One expects ignorant bigots, to have a complete deficit in empathy. The real hurter is family, and people you considered friends who show you absolutely no understanding or compassion. This lack of compassion causes so much extra unnecessary pain. That is why it is so important for sufferers to surround themselves with a social network that is understanding and supportive…if they can. I have to admit from personal experience, that understanding, empathic people are very hard to find, even among the clinical profession that is supposed to be there to help. Of course, having studied psychology and seen the plethora of privileged young people studying psychology who don’t appear to have any sense of suffering beyond missing an episode of their favourite tv program, I’m not surprised that they don’t show empathy with their clients. Don’t give up trying to find empathic people though, and don’t give up on seeking therapy either. A competent cognitive behaviour therapist will help you recover despite being a compassionless twit. It is the structured program of CBT that does the work.

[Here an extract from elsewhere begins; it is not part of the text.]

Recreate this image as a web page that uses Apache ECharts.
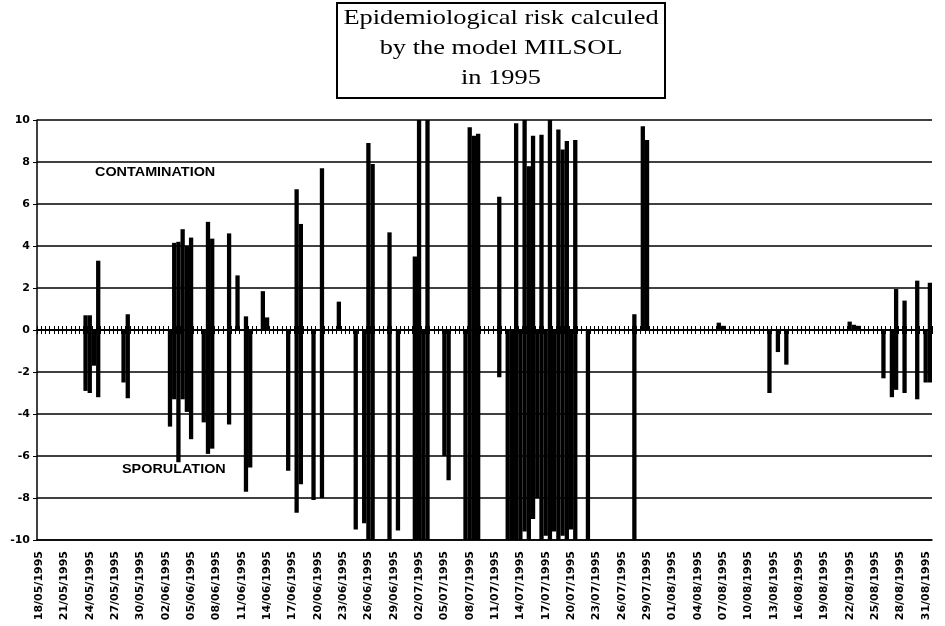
<!DOCTYPE html>
<html><head><meta charset="utf-8">
<script src="https://cdn.jsdelivr.net/npm/echarts@6/dist/echarts.min.js"></script>
<style>html,body{margin:0;padding:0;background:#fff}#c{width:945px;height:626px}</style>
</head><body><div id="c"></div>
<script>
// Tick labels shown every 3 days (every 6 half-day slots)
const tickLabels = ['18/05/1995','21/05/1995','24/05/1995','27/05/1995','30/05/1995','02/06/1995','05/06/1995','08/06/1995','11/06/1995','14/06/1995','17/06/1995','20/06/1995','23/06/1995','26/06/1995','29/06/1995','02/07/1995','05/07/1995','08/07/1995','11/07/1995','14/07/1995','17/07/1995','20/07/1995','23/07/1995','26/07/1995','29/07/1995','01/08/1995','04/08/1995','07/08/1995','10/08/1995','13/08/1995','16/08/1995','19/08/1995','22/08/1995','25/08/1995','28/08/1995','31/08/1995'];
const slotCount = 212; // half-day slots, 18/05/1995 AM .. 31/08/1995 PM

// Contamination risk (positive), by half-day slot
const contaminationSlots  = [11,12,14,21,32,33,34,35,36,40,41,45,47,49,53,54,61,62,67,71,78,79,83,89,90,92,102,103,104,109,113,115,116,117,119,121,123,124,125,127,141,143,144,161,162,192,193,194,203,205,208,211];
const contaminationValues = [0.7,0.7,3.3,0.75,4.15,4.2,4.8,4.0,4.4,5.15,4.35,4.6,2.6,0.65,1.85,0.6,6.7,5.05,7.7,1.35,8.9,7.9,4.65,3.5,10,10,9.65,9.25,9.35,6.35,9.85,10,7.8,9.25,9.3,10,9.55,8.6,9.0,9.05,0.75,9.7,9.05,0.35,0.2,0.4,0.25,0.2,1.95,1.4,2.35,2.25];

// Sporulation risk (negative), by half-day slot
const sporulationSlots  = [11,12,13,14,20,21,31,32,33,34,35,36,39,40,41,45,49,50,59,61,62,65,67,75,77,78,79,83,85,89,90,91,92,96,97,101,102,103,104,109,111,112,113,114,115,116,117,118,119,120,121,122,123,124,125,126,127,130,141,173,175,177,200,202,203,205,208,210,211];
const sporulationValues = [-2.9,-3.0,-1.7,-3.2,-2.5,-3.25,-4.6,-3.3,-6.3,-3.3,-3.9,-5.2,-4.4,-5.9,-5.65,-4.5,-7.7,-6.55,-6.7,-8.7,-7.35,-8.1,-8.0,-9.5,-9.2,-10,-10,-10,-9.55,-10,-10,-10,-10,-6.0,-7.15,-10,-10,-10,-10,-2.25,-10,-10,-10,-10,-9.6,-10,-9.0,-8.0,-10,-9.8,-10,-9.6,-10,-9.8,-10,-9.5,-10,-10,-10,-3.0,-1.05,-1.65,-2.3,-3.2,-2.85,-3.0,-3.3,-2.5,-2.5];

const yTicks = {min: -10, max: 10, step: 2};

const categories = [];
for (let i = 0; i < slotCount; i++) categories.push(String(i));
function toSeries(slots, values) {
  const arr = new Array(slotCount).fill(null);
  slots.forEach((s, k) => { arr[s] = values[k]; });
  return arr;
}
const contData = toSeries(contaminationSlots, contaminationValues);
const sporData = toSeries(sporulationSlots, sporulationValues);

const chart = echarts.init(document.getElementById('c'), null, {renderer: 'canvas'});
const black = '#000';
const sans = 'DejaVu Sans';
chart.setOption({
  animation: false,
  backgroundColor: '#fff',
  grid: {left: 37, right: 13, top: 120, bottom: 86, containLabel: false},
  xAxis: [
    {
      type: 'category', data: categories, position: 'bottom',
      axisLine: {show: true, onZero: false, lineStyle: {color: black, width: 1.5}},
      axisTick: {show: false},
      axisLabel: {
        interval: 5, rotate: 90, margin: 11, color: black, fontFamily: sans, fontSize: 11, fontWeight: 'bold',
        formatter: (v, idx) => tickLabels[Math.round(idx / 6)] || ''
      },
      splitLine: {show: false}
    },
    {
      type: 'category', data: categories, position: 'bottom',
      axisLine: {show: true, onZero: true, onZeroAxisIndex: 0, lineStyle: {color: black, width: 2}},
      axisTick: {show: true, interval: 0, length: 4, lineStyle: {color: black, width: 1}},
      axisLabel: {show: false}, splitLine: {show: false}
    },
    {
      type: 'category', data: categories, position: 'top',
      axisLine: {show: true, onZero: true, onZeroAxisIndex: 1, lineStyle: {color: black, width: 2}},
      axisTick: {show: true, interval: 0, length: 4, lineStyle: {color: black, width: 1}},
      axisLabel: {show: false}, splitLine: {show: false}
    }
  ],
  yAxis: [
    {
      type: 'value', min: yTicks.min, max: yTicks.max, interval: yTicks.step,
      axisLine: {show: true, lineStyle: {color: black, width: 1.5}},
      axisTick: {show: true, length: 4, lineStyle: {color: black}},
      axisLabel: {color: black, fontFamily: sans, fontSize: 11, fontWeight: 'bold', margin: 7},
      splitLine: {show: true, lineStyle: {color: black, width: 1.5}}
    },
    {
      type: 'value', min: yTicks.min, max: yTicks.max, interval: yTicks.step, show: false,
      splitLine: {show: false}
    }
  ],
  series: [
    {type: 'bar', name: 'Contamination', data: contData, xAxisIndex: 0, yAxisIndex: 0,
     barWidth: 4.3, barGap: '-100%', itemStyle: {color: black}, silent: true},
    {type: 'bar', name: 'Sporulation', data: sporData, xAxisIndex: 0, yAxisIndex: 0,
     barWidth: 4.3, barGap: '-100%', itemStyle: {color: black}, silent: true}
  ],
  graphic: [
    {type: 'rect', shape: {x: 337, y: 3, width: 328, height: 95},
     style: {fill: '#fff', stroke: black, lineWidth: 2}, z: 10},
    {type: 'text', x: 501, y: 3, scaleX: 1.2, z: 11,
     style: {text: 'Epidemiological risk calculed\nby the model MILSOL\nin 1995',
             align: 'center', verticalAlign: 'top', fontFamily: 'Liberation Serif',
             fontSize: 22, lineHeight: 30, fill: black}},
    {type: 'text', x: 95, y: 173, scaleX: 1.2, z: 11,
     style: {text: 'CONTAMINATION', align: 'left', verticalAlign: 'middle',
             fontFamily: 'Liberation Sans', fontWeight: 'bold', fontSize: 12, fill: black}},
    {type: 'text', x: 122, y: 470, scaleX: 1.2, z: 11,
     style: {text: 'SPORULATION', align: 'left', verticalAlign: 'middle',
             fontFamily: 'Liberation Sans', fontWeight: 'bold', fontSize: 12, fill: black}}
  ]
});
</script></body></html>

It would be nice to live in a world where those of us who suffer depression are not told, “Cheer up”,or even worse, “Harden Up”, as if that is the problem, it would make recovery from depression so much easier. The general attitude and lack of understanding of people towards those of us with depression however adds an extra layer of stress in our lives and a perceived need to keep our affliction to ourselves. We live in fear of the treatment we will receive from neurotypicals.

Addendum: I thought I should mention that I have finally found genuinely empathic therapists who have helped me immeasurably.